SPEAKERS VOICE HOPE, CONCERN OVER TERMINAL
October 5, 1992
By KAREN BRADY - News Staff Reporter
Nostalgia, concern and calls for urgent action created an often-emotional public meeting Sunday on the future of the city's deteriorating New York Central Terminal.
"This is really the beginning, " Susan McCartney, president of the Preservation Coalition of Erie County, said of mounting community interest in preserving the long-vacant national, state and local historic landmark at Memorial and Paderewski drives.
Close to 100 people attended the meeting in the Polish Community Center -- among them a past owner and two would-be owners of the massive art deco structure that once offered the full service of 200 passenger trains a day.
Fillmore Council Member David A. Franczyk lashed out at the building's current owner, Thomas Telesco, who was not present. He said Telesco was responsible for the terminal's being "a plundered shadow of its former self."
Franczyk said Telesco "must be made accountable for the multitude of violations" of the city's building code at the terminal, and for the sale of "irreplaceable objects such as art deco fixtures, brass doors, copper flashing and lamps" from the building.

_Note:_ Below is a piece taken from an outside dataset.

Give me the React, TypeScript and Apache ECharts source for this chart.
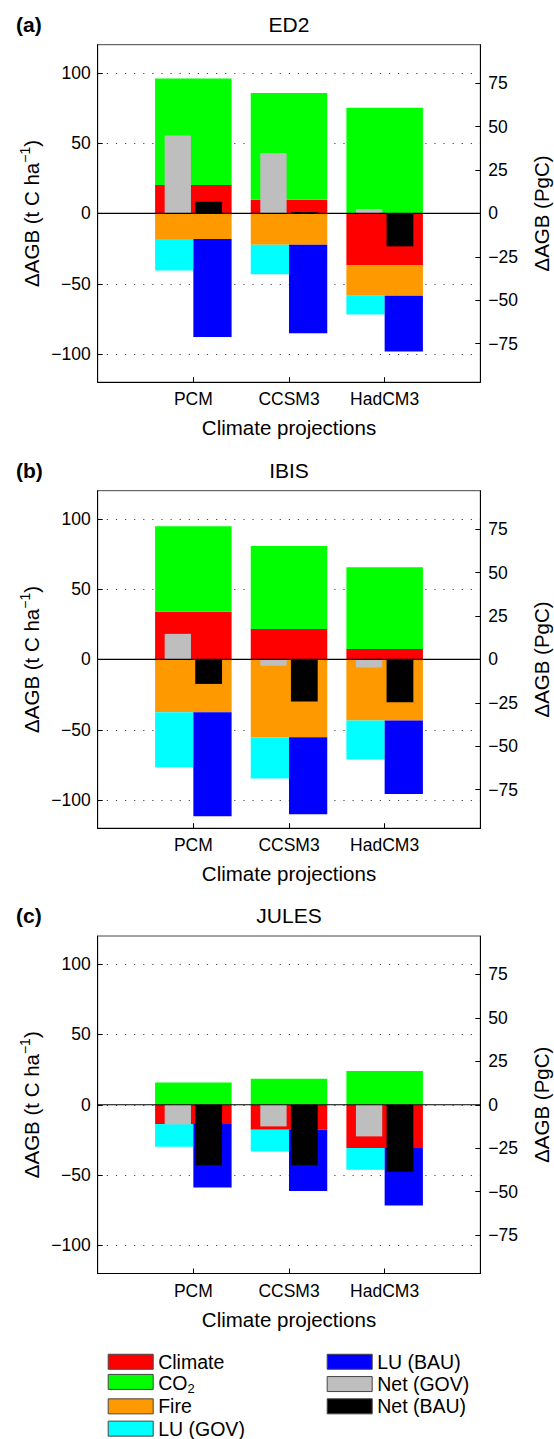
import React, { useEffect, useRef } from 'react';
import * as echarts from 'echarts';

const categories = ['PCM', 'CCSM3', 'HadCM3'];
const panelTitles = ['ED2', 'IBIS', 'JULES'];
const panelLetters = ['(a)', '(b)', '(c)'];
const rightTicks = [-75, -50, -25, 0, 25, 50, 75];
const componentNames = ['Climate', 'CO2', 'Fire', 'LU (GOV)', 'LU (BAU)', 'Net (GOV)', 'Net (BAU)'];
const componentColors = ['#FF0000', '#00FF00', '#FF9900', '#00FFFF', '#0000FF', '#BEBEBE', '#000000'];

// ED2 (t C / ha)
const ed2Climate = [20.2, 9.7, -37.1];
const ed2CO2 = [75.7, 76.0, 75.1];
const ed2Fire = [-18.2, -22.2, -21.4];
const ed2LuGov = [-22.3, -21.1, -13.4];
const ed2LuBau = [-69.6, -63.0, -39.7];
const ed2NetGov = [55.4, 42.9, 3.1];
const ed2NetBau = [8.3, 1.0, -23.4];

// IBIS
const ibisClimate = [33.9, 21.6, 7.5];
const ibisCO2 = [60.9, 59.0, 58.1];
const ibisFire = [-37.5, -55.3, -43.4];
const ibisLuGov = [-39.1, -29.3, -27.7];
const ibisLuBau = [-74.0, -54.7, -52.2];
const ibisNetGov = [18.2, -4.5, -5.7];
const ibisNetBau = [-17.4, -29.9, -30.4];

// JULES
const julesClimate = [-13.7, -17.8, -30.8];
const julesCO2 = [15.9, 18.5, 24.0];
const julesFire = [0, 0, 0];
const julesLuGov = [-16.2, -15.4, -15.4];
const julesLuBau = [-45.1, -43.5, -40.8];
const julesNetGov = [-14.0, -15.4, -22.5];
const julesNetBau = [-43.0, -43.0, -47.6];

const panels = [
  { climate: ed2Climate, co2: ed2CO2, fire: ed2Fire, luGov: ed2LuGov, luBau: ed2LuBau, netGov: ed2NetGov, netBau: ed2NetBau },
  { climate: ibisClimate, co2: ibisCO2, fire: ibisFire, luGov: ibisLuGov, luBau: ibisLuBau, netGov: ibisNetGov, netBau: ibisNetBau },
  { climate: julesClimate, co2: julesCO2, fire: julesFire, luGov: julesLuGov, luBau: julesLuBau, netGov: julesNetGov, netBau: julesNetBau },
];

const T_PER_PG = 1.235; // t C/ha corresponding to 1 PgC
const Y_MAX = 120;
const RIGHT_MAX = Y_MAX / T_PER_PG;

const FONT = "'Liberation Sans', Arial, Helvetica, sans-serif";
const GRID_LEFT = 97.7;
const GRID_W = 382.6;
const GRID_H = 337.5;
const gridTops = [44.7, 490.7, 936];

// horizontal extent of each mark relative to its category centre (axis units)
const offsets = [
  [-0.4, 0.4], [-0.4, 0.4], [-0.4, 0.4],
  [-0.4, 0.0], [0.0, 0.4],
  [-0.3, -0.025], [0.02, 0.3],
];

const fmt = (v: number) => (v < 0 ? '\u2212' + Math.abs(v) : String(v));

function buildRects(p: any) {
  const out: number[][][] = [[], [], [], [], [], [], []];
  categories.forEach((_, k) => {
    const x = k + 1;
    let pos = 0;
    let neg = 0;
    const comps = [p.climate[k], p.co2[k], p.fire[k]];
    comps.forEach((v, c) => {
      if (v >= 0) {
        out[c].push([x, pos, pos + v]);
        pos += v;
      } else {
        out[c].push([x, neg, neg + v]);
        neg += v;
      }
    });
    out[3].push([x, neg, neg + p.luGov[k]]);
    out[4].push([x, neg, neg + p.luBau[k]]);
    out[5].push([x, 0, p.netGov[k]]);
    out[6].push([x, 0, p.netBau[k]]);
  });
  return out;
}

export default function App() {
  const ref = useRef<HTMLDivElement>(null);
  useEffect(() => {
    if (!ref.current) return;
    const chart = echarts.init(ref.current, undefined, { renderer: 'svg' });

    const grid: any[] = [];
    const xAxis: any[] = [];
    const yAxis: any[] = [];
    const series: any[] = [];
    const graphic: any[] = [];

    panels.forEach((p, i) => {
      const top = gridTops[i];
      grid.push({
        left: GRID_LEFT, top, width: GRID_W, height: GRID_H,
        show: true, borderColor: '#444', borderWidth: 1, backgroundColor: 'transparent',
      });
      xAxis.push({
        type: 'value', gridIndex: i, min: 0, max: 4, interval: 1,
        axisLine: { show: true, onZero: false, lineStyle: { color: '#000', width: 1 } },
        axisTick: { show: true, inside: true, length: 5, lineStyle: { color: '#000' } },
        axisLabel: {
          formatter: (v: number) => categories[v - 1] ?? '',
          fontSize: 17.5, color: '#000', margin: 8, fontFamily: FONT,
        },
        splitLine: { show: false },
        name: 'Climate projections', nameLocation: 'middle', nameGap: 35,
        nameTextStyle: { fontSize: 20.5, color: '#000', fontFamily: FONT },
      });
      yAxis.push({
        type: 'value', gridIndex: i, position: 'left', min: -Y_MAX, max: Y_MAX, splitNumber: 5,
        axisLine: { show: true, lineStyle: { color: '#000', width: 1 } },
        axisTick: { show: true, inside: true, length: 5, lineStyle: { color: '#000' } },
        axisLabel: {
          showMinLabel: false, showMaxLabel: false, formatter: fmt,
          fontSize: 17.5, color: '#000', margin: 7, fontFamily: FONT,
        },
        splitLine: {
          show: true, showMinLine: false, showMaxLine: false,
          lineStyle: { type: [1.2, 7.9], color: '#444', width: 1 },
        },
      });
      yAxis.push({
        type: 'value', gridIndex: i, position: 'right', min: -RIGHT_MAX, max: RIGHT_MAX,
        axisLine: { show: true, lineStyle: { color: '#000', width: 1 } },
        axisTick: { show: true, inside: true, length: 5, customValues: rightTicks, lineStyle: { color: '#000' } },
        axisLabel: {
          customValues: rightTicks, formatter: fmt,
          fontSize: 17.5, color: '#000', margin: 8, fontFamily: FONT,
        },
        splitLine: { show: false },
      });

      const rects = buildRects(p);
      componentNames.forEach((name, c) => {
        const off = offsets[c];
        const color = componentColors[c];
        series.push({
          type: 'custom', name, xAxisIndex: i, yAxisIndex: 2 * i, silent: true, z: 2,
          itemStyle: { color, borderColor: '#444', borderWidth: 1 },
          data: rects[c],
          renderItem: (_params: any, api: any) => {
            const x = api.value(0);
            const y0 = api.value(1);
            const y1 = api.value(2);
            const a = api.coord([x + off[0], y0]);
            const b = api.coord([x + off[1], y1]);
            return {
              type: 'rect',
              shape: { x: a[0], y: Math.min(a[1], b[1]), width: b[0] - a[0], height: Math.abs(b[1] - a[1]) },
              style: { fill: color, stroke: 'none', lineWidth: 0 },
            };
          },
        });
      });
      series.push({
        type: 'line', xAxisIndex: i, yAxisIndex: 2 * i, silent: true, z: 5,
        data: [[0, 0], [4, 0]], symbol: 'none',
        lineStyle: { color: '#000', width: 1.2 },
      });

      const cy = top + GRID_H / 2;
      graphic.push({
        type: 'text', x: 16, y: top - 20.5,
        style: {
          text: panelLetters[i], font: `bold 21px ${FONT}`, fill: '#000',
          align: 'left', verticalAlign: 'middle', textAlign: 'left', textVerticalAlign: 'middle',
        },
      });
      graphic.push({
        type: 'text', x: GRID_LEFT + GRID_W / 2, y: top - 20.5,
        style: {
          text: panelTitles[i], font: `21px ${FONT}`, fill: '#000',
          align: 'center', verticalAlign: 'middle', textAlign: 'center', textVerticalAlign: 'middle',
        },
      });
      graphic.push({
        type: 'text', x: 30, y: cy, rotation: Math.PI / 2,
        style: {
          text: '{a|ΔAGB (t C ha}{s|\u22121}{a|)}', fill: '#000',
          align: 'center', verticalAlign: 'middle', textAlign: 'center', textVerticalAlign: 'middle',
          rich: {
            a: { fontSize: 20.5, fontFamily: FONT, lineHeight: 24, verticalAlign: 'bottom', fill: '#000', color: '#000' },
            s: { fontSize: 14, fontFamily: FONT, lineHeight: 14, verticalAlign: 'top', fill: '#000', color: '#000' },
          },
        },
      });
      graphic.push({
        type: 'text', x: 541, y: cy, rotation: Math.PI / 2,
        style: {
          text: 'ΔAGB (PgC)', font: `20.5px ${FONT}`, fill: '#000',
          align: 'center', verticalAlign: 'middle', textAlign: 'center', textVerticalAlign: 'middle',
        },
      });
    });

    const legendCommon = {
      orient: 'vertical', top: 1350.6, height: 120, itemWidth: 45, itemHeight: 15, itemGap: 0,
      padding: 0, icon: 'rect', selectedMode: false,
      itemStyle: { borderColor: '#444', borderWidth: 1 },
      formatter: (name: string) => (name === 'CO2' ? '{c|CO}{s|2}' : name),
      textStyle: {
        fontSize: 19.5, lineHeight: 22.3, color: '#000', fontFamily: FONT,
        rich: {
          c: { fontSize: 19.5, lineHeight: 18, verticalAlign: 'top', color: '#000', fontFamily: FONT },
          s: { fontSize: 13, lineHeight: 13, padding: [9.3, 0, 0, 0], verticalAlign: 'top', color: '#000', fontFamily: FONT },
        },
      },
    };
    const legendItem = (name: string) => ({
      name, itemStyle: { borderColor: '#444', borderWidth: 1 },
    });

    chart.setOption({
      animation: false,
      textStyle: { fontFamily: FONT },
      grid, xAxis, yAxis, series, graphic,
      legend: [
        { ...legendCommon, left: 107.7, data: componentNames.slice(0, 4).map(legendItem) },
        { ...legendCommon, left: 326.7, data: componentNames.slice(4).map(legendItem) },
      ],
    });
    return () => chart.dispose();
  }, []);
  return (
    <div
      ref={ref}
      style={{ position: 'absolute', left: 0, top: 0, width: 554, height: 1439, background: '#fff' }}
    />
  );
}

"He should be shown no mercy and made to relinquish the property ," Franczyk told longtime and former residents of the terminal neighborhood as well as members of the Western New York Railway Historical Society, the Polish Community Center and the Preservation Coalition.

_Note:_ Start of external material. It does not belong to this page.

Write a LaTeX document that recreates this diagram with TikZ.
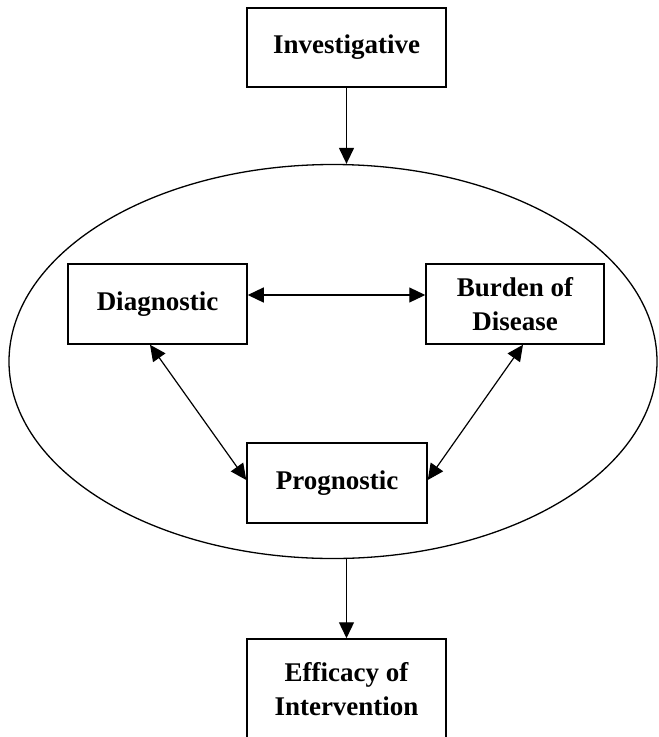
\documentclass[tikz,border=0pt]{standalone}
\usepackage{fontspec}
\setmainfont{Liberation Serif}
\usetikzlibrary{shapes.geometric,arrows.meta,calc}
\begin{document}
\begin{tikzpicture}[x=1pt,y=-1pt,
  boxnode/.style={draw, line width=1.5pt, inner sep=0pt, align=center,
    font=\bfseries\fontsize{27}{34}\selectfont},
  arr/.style={line width=1.3pt, -{Triangle[length=16pt,width=15pt]}},
  darr/.style={line width=1.2pt, {Triangle[length=16pt,width=15pt]}-{Triangle[length=16pt,width=15pt]}}]
\clip (0,0) rectangle (659,737);
\fill[white] (0,0) rectangle (659,737);
\node[ellipse, draw, line width=1.3pt, inner sep=0pt, minimum width=648pt, minimum height=394pt] (ell) at (333,361.5) {};
\node[boxnode, minimum width=199pt, minimum height=79pt] (inv) at (346.5,47.5) {Investigative};
\node[boxnode, minimum width=179pt, minimum height=80pt] (diag) at (157.5,304) {Diagnostic};
\node[boxnode, minimum width=178pt, minimum height=80pt] (bur) at (515,304) {Burden of\\Disease};
\node[boxnode, minimum width=180pt, minimum height=80pt] (prog) at (337,483) {Prognostic};
\node[boxnode, minimum width=199pt, minimum height=100pt] (eff) at (346.5,689) {Efficacy of\\Intervention};
\draw[arr] (inv.south) -- (inv.south |- ell.north);
\draw[arr] (eff.north |- ell.south) -- (eff.north);
\draw[darr] ([yshift=9pt]diag.east) -- ([yshift=9pt]bur.west);
\draw[darr] ([xshift=-7.5pt]diag.south) -- ([yshift=3pt]prog.west);
\draw[darr] ([xshift=8pt]bur.south) -- ([yshift=3pt]prog.east);
\end{tikzpicture}
\end{document}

Telesco pleaded not guilty before City Judge Hugh Scott on Sept. 25 to charges by city inspectors that he has failed to maintain the terminal.
He is scheduled to appear before Scott again at 2 p.m. Oct. 29, according to Franczyk, author of a Common Council resolution calling for a Buffalo Central Terminal Study Group to examine, discuss and make recommendations about the future of the terminal.
Paul Mielcarck, assistant director of the city's division of housing and property inspections, assured the gathering that the city "is not even talking of demolition" and that his office "believes the building can be brought into compliance."
"It is still salvageable due to the quality of the construction and the materials used at the time," he said, adding that his department hopes "to be involved in any long-range planning" and that "a use for the building will be found."
Partners Sam and Bernie Tuchman of Central Terminal Ltd., which has a purchase option on the building, were at the meeting.
"The building, and its location, just lend itself to retail," said Bernie Tuchman, describing the brothers' vision of a major shopping center in the city, "a community within the community."
Anthony Fedele, who owned the building from 1979 until 1984 and was instrumental in its being placed on the National Register of Historic Places, claimed: "The best chances for seeing the building restored are with the Tuchman brothers."
Alex Herlovitch, a planner for the City of Niagara Falls, also showed slides -- of six former railway stations in other U.S. cities now being used, successfully, in such new ways as restaurants, hotels, museums and an exhibition hall.